Abundance in an age of scarcity
The main focus of the traditional réveillon was the food. The menu varied from family to family, but common dishes included tourtière (a meat pie made with pork and beef or veal), ragoût de boulettes (meatballs in brown gravy), les pattes de porc (pigs’ feet cooked slowly until incredibly tender), and potatoes. For dessert, a popular choice was homemade donuts served with jam.
Most of the food was home-cooked, and women would work for weeks in advance to make sure the dinner table was filled with as many options as possible. But the réveillon, and the importance of the meal to the celebration, had its origins in a less prosperous era — one in which French-Canadians were generally poorer than their anglophone counterparts.
“In a society where we now live in abundance, it’s very different,” Prévost says. “Today, we can look at the way we eat today and say, ‘It’s Christmas every day.’
“Back then, if there were oranges for the feast it was very exceptional. Now, you can buy winter strawberries and all the produce that comes from the United States. For young people, it’s difficult to understand [how it used to be].”
And although Catholic prudishness discouraged drinking, the réveillon was an opportunity for French-Canadians to let loose a bit, Prévost says: men would indulge in hard liquor, particularly rum and whisky, while women would often enjoy a bit of sweet wine (and if they were wealthy, higher quality wine from France).

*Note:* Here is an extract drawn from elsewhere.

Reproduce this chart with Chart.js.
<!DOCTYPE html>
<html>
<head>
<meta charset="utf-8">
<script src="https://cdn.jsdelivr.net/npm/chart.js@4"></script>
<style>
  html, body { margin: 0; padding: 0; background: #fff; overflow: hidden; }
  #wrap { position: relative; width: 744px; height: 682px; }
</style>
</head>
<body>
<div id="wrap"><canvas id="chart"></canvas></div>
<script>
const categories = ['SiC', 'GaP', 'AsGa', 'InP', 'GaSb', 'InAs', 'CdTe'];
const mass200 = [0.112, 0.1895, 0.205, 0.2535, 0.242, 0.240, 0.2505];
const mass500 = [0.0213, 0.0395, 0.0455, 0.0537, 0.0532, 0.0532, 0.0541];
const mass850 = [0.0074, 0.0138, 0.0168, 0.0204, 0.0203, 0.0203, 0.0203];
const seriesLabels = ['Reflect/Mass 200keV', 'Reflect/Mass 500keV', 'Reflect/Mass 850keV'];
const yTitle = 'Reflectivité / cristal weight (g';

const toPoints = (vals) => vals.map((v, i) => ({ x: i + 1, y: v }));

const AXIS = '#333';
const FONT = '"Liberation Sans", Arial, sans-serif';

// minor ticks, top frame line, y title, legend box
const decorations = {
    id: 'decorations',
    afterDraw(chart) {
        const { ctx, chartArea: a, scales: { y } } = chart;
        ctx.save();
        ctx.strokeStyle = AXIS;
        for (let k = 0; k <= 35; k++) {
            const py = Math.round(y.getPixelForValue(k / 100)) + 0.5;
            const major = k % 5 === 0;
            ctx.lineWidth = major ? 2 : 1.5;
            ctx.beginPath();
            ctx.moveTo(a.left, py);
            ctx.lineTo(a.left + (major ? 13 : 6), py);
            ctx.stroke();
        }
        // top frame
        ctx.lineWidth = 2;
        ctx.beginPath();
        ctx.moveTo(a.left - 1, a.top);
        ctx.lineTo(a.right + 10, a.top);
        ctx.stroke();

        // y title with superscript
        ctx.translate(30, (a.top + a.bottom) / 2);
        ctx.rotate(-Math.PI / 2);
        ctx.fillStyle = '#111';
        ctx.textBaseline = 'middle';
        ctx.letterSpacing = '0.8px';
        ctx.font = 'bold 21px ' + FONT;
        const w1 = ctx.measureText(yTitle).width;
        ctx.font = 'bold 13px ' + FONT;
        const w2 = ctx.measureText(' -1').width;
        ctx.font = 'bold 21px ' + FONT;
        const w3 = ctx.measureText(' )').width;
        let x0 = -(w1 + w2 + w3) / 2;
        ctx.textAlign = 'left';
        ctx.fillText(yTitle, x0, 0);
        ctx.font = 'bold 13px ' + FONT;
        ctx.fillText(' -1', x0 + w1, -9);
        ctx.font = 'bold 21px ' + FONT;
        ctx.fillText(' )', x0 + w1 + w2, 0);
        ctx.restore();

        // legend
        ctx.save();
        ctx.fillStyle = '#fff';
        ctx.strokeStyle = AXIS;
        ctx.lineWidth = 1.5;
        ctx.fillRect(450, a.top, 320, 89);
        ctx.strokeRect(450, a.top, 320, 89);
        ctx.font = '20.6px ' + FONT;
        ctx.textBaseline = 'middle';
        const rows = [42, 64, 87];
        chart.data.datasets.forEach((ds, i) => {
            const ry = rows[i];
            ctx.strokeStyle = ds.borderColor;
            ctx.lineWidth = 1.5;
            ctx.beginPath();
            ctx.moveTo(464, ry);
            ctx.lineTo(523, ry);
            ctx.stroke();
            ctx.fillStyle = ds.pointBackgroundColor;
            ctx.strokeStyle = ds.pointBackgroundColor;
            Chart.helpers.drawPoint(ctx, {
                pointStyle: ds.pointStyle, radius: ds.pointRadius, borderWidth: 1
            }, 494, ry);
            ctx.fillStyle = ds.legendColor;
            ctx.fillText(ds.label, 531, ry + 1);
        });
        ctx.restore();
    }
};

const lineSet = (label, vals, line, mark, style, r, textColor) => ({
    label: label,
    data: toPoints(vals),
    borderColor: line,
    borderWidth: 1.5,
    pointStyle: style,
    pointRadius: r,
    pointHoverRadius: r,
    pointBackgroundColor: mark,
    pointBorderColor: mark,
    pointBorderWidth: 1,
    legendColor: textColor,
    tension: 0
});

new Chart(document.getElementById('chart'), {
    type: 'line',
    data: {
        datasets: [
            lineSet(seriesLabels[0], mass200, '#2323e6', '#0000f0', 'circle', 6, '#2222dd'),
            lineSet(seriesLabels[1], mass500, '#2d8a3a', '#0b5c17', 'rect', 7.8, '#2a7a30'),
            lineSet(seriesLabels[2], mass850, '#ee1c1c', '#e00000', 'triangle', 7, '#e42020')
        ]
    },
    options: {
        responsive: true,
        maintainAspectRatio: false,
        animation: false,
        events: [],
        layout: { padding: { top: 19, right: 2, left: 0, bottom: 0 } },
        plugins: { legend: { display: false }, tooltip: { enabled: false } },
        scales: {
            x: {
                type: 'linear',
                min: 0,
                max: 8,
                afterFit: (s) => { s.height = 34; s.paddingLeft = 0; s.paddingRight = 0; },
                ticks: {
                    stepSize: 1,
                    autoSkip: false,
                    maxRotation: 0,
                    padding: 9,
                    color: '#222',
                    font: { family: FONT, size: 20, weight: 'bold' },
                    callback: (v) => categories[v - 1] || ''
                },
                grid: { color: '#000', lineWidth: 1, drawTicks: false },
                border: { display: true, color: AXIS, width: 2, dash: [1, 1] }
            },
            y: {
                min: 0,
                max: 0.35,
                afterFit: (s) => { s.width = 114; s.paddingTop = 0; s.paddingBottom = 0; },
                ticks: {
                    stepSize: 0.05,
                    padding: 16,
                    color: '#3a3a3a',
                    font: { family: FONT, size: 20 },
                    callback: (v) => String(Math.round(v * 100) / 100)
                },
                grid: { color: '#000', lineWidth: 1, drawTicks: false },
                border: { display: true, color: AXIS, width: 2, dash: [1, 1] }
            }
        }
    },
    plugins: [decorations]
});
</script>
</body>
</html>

Still, Prévost says, it wasn’t all about food and drink: “After the meal, people were very active — singing, dancing, telling stories. That was a big part of the réveillon, too.”
A fading tradition?
According to Prévost, the réveillon began to change in the 1960s and ’70s following the Quiet Revolution, when church attendance declined dramatically and Christmas came to be seen as a more secular, commercial holiday. It was around this time that people started to exchange gifts as part of the celebrations.

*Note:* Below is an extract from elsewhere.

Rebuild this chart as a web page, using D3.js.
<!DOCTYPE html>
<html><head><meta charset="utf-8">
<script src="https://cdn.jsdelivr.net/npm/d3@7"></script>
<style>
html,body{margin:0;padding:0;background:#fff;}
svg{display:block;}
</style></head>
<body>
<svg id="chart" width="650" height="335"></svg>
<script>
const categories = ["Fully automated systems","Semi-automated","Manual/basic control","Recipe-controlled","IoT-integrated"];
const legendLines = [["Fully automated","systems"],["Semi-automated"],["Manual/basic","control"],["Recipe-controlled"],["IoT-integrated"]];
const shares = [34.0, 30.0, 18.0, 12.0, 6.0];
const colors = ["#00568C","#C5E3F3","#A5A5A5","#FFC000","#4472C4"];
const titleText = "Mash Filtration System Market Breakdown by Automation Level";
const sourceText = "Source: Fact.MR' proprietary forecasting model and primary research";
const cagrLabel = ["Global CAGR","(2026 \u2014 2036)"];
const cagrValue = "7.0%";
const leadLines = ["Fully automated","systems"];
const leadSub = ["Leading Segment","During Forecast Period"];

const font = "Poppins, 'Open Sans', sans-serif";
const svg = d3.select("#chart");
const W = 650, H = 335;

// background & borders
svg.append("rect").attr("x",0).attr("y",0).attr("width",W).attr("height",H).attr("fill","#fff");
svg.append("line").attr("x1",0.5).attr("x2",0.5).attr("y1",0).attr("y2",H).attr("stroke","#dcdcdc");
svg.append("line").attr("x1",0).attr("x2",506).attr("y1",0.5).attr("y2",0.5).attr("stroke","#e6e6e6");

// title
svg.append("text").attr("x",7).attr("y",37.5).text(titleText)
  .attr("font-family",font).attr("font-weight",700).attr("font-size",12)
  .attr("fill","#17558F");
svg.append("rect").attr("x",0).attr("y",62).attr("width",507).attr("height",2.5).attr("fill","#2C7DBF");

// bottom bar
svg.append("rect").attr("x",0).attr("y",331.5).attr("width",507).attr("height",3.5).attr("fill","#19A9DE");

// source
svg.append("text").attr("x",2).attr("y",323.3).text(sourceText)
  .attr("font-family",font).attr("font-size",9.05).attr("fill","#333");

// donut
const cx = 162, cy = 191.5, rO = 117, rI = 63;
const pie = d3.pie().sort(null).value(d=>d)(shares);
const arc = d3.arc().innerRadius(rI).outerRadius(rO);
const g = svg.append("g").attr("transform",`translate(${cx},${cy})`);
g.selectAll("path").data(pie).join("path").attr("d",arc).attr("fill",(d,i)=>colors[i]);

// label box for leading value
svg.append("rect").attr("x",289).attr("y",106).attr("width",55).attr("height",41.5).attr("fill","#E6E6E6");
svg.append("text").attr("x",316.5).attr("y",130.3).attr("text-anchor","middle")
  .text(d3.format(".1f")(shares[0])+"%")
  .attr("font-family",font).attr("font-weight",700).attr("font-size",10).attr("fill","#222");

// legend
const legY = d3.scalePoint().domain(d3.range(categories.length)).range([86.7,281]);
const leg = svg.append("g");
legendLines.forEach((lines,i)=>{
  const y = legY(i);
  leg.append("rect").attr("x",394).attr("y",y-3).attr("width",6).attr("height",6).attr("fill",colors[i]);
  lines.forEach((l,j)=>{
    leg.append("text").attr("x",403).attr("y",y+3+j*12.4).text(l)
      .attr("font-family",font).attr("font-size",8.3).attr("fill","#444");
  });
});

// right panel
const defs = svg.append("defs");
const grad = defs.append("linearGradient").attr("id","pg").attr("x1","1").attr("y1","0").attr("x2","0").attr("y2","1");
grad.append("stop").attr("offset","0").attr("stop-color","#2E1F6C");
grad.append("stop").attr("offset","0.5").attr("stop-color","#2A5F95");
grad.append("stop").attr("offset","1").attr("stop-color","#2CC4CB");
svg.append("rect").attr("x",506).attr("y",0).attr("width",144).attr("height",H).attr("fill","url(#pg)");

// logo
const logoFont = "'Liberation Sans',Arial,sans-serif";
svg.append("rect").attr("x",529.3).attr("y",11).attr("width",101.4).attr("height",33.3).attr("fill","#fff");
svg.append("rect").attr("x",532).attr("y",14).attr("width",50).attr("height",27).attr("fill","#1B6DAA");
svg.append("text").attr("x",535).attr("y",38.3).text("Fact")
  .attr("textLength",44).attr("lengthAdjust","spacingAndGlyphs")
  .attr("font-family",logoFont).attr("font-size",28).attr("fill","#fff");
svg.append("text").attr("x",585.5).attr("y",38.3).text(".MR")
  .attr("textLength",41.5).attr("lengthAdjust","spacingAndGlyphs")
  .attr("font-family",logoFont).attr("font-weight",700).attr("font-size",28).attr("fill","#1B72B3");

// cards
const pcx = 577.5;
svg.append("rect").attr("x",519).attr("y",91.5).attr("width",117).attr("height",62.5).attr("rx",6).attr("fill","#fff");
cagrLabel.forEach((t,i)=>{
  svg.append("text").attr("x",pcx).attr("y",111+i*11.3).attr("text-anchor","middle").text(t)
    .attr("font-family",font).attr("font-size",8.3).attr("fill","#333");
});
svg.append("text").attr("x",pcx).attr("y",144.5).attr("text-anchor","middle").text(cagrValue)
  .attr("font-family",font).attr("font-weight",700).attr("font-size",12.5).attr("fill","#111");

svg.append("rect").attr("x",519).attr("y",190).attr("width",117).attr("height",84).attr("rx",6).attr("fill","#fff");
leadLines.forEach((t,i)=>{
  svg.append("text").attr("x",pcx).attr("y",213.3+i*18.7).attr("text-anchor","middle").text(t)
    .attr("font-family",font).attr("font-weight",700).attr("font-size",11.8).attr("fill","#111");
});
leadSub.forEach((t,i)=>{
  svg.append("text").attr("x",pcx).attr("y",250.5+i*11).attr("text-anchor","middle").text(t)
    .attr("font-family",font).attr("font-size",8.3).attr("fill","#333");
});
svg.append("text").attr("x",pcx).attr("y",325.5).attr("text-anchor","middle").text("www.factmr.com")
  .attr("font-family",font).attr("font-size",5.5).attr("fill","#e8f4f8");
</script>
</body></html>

Réveillon also became a Christmas Eve celebration rather than one that took place after midnight. I saw this change in my own family: my parents, aunts, and uncles weren’t farmers or labourers like many of their ancestors, but university-educated professionals and office workers. In this nine-to-five world, staying up until 5 a.m. and disrupting kids’ sleep schedules made less sense. By the time I was a teenager, the family gathering would start around 9 p.m. on Dec. 24, and all was said and done sometime between 1 a.m. and 3 a.m. — still late, but hardly an all-nighter. And there was no dancing or singing; chatting and watching TV were the main activities.
“Today, there are almost no midnight masses,” Prévost says. “We went from services at midnight to masses at 11 p.m., 10 p.m., 9 p.m. — and now I see there are ‘midnight masses’ scheduled for 6 p.m.” (I’ve attended Christmas mass as early as 4 p.m. on Dec. 24.)

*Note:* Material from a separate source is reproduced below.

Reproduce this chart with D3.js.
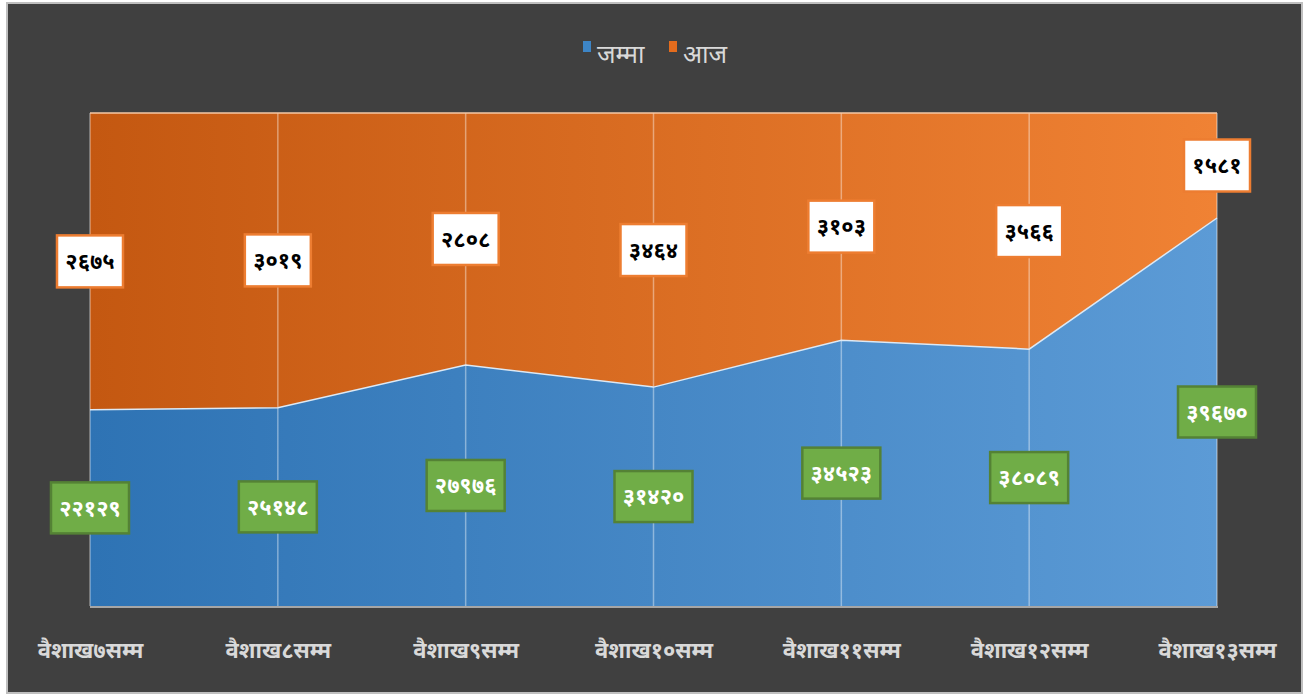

In my own family, my grandparents were the glue that held the réveillon together. As long as they were around, the whole clan, about 25 of us in total, would cram into a single room to take part in the late-night feast. But my grandfather died, aged 95, in 2013. My grandmother is still with us, but requires near-constant care and is no longer able to enjoy family gatherings as much as she used to. Last year, for the first time, my parents held réveillon for me, my siblings, and our spouses only. We had the same foods and stayed up late, just like always. But it was different. Our connection to the era when the réveillon first emerged has become that much more tenuous — although I’m certain the tradition will continue to be an important part of my family’s Christmas celebrations.
“The réveillon that started late at night and went all night, where folks danced and sang and drank — that’s mostly ended. There are surely some exceptions," Prévost says. “But it’s a tradition that is undoubtedly disappearing.”